Contrarian: The Unreported Blind Spots The mainstream crypto media is framing this as a bullish catalyst. I see three assumptions that are flawed. First, the assumption that "any regulation is better than none." This is false. A bad regulation can be worse than ambiguity. Consider the European MiCA framework, which requires all DeFi frontends to obtain a license. That killed the UX for Uniswap in Europe. If the Crypto Clarity Act includes a provision that treats DAOs as general partnerships, every token holder becomes personally liable for the protocol’s actions. That is not a win—it is a disaster for governance tokens. Second, the assumption that Trump will follow through. His track record on promises: he pledged to release his tax returns—never happened. He claimed he would build a wall paid by Mexico—U.S. taxpayers footed $15 billion. His recent social media posts about "liberating crypto" are designed to generate campaign donations, not legislative action. The meeting could just be a photo op. Third, the assumption that the bill will pass the Senate. Even if it clears the House (which is unlikely in 2024), the Senate requires 60 votes to overcome a filibuster. The crypto industry has donated heavily to both parties, but the actual number of pro-crypto senators is around 45-50, not 60. The chance of passage before 2025 is below 20%. Yet the market has priced in a 50% probability based on implied volatility. That is a mispricing.

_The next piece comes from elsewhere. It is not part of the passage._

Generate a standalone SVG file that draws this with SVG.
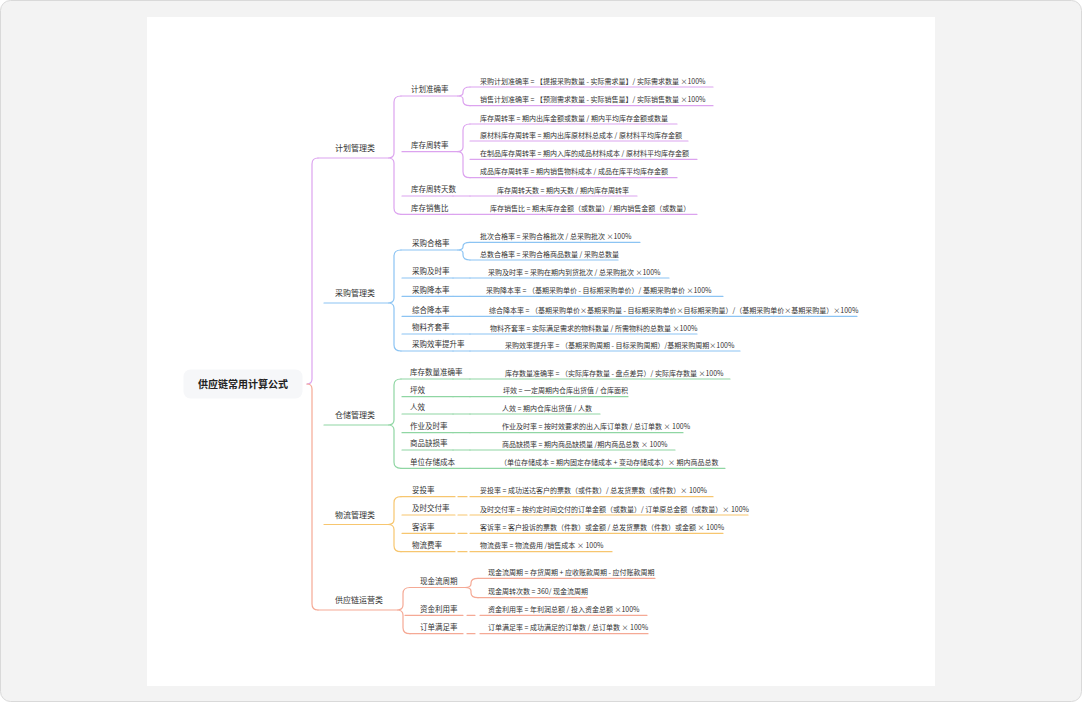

Panic is a luxury for those who didn’t prepare. Right now, the market is not panicking—it is euphoric. The Crypto Fear & Greed Index rose from 62 (Greed) to 74 (Greed) in one day. That is the fourth fastest one-day jump in 2024. Historically, such jumps precede a 5-8% correction within two weeks. In January 2024, when the SEC approved Spot Bitcoin ETFs, the index hit 85. It then corrected 12% over the next 10 days as the "sell the news" event unfolded. The pattern is repeating. The stablecoin supply ratio (Tether supply / Bitcoin realized cap) is at 0.8, which is low, indicating that buying power is already deployed. There is less dry powder left for further upside. The liquidity didn’t increase—it just rotated from stablecoins to volatile assets. That is a fragile structure.
Takeaway: The Only Signal That Matters I am not dismissing the significance of Trump’s meeting. It is a milestone: the highest level of political engagement with crypto to date. But milestones do not equate to liquidity. The only signal that will validate this narrative is the release of the bill’s text and the announcement of a committee vote. Until then, treat every 5% pump as a distribution opportunity. My recommendation based on five years of market surveillance: reduce exposure to high-beta altcoins that are most sensitive to U.S. regulation (e.g., XRP, SOL, and ADA). Rotate into BTC and ETH, which have institutional backing independent of U.S. policy. Set a time-bound stop loss: if by August 1 no concrete legislative progress is made, accept that the narrative has peaked and exit. The ledger does not care about your conviction—it only reflects the data. Watch the Senate Banking Committee calendar. If a hearing is scheduled for the last week of July, the probability of a 2024 vote rises to 30%. If nothing appears, the market will deflate by mid-August. The choice is yours: chase the noise or follow the signal.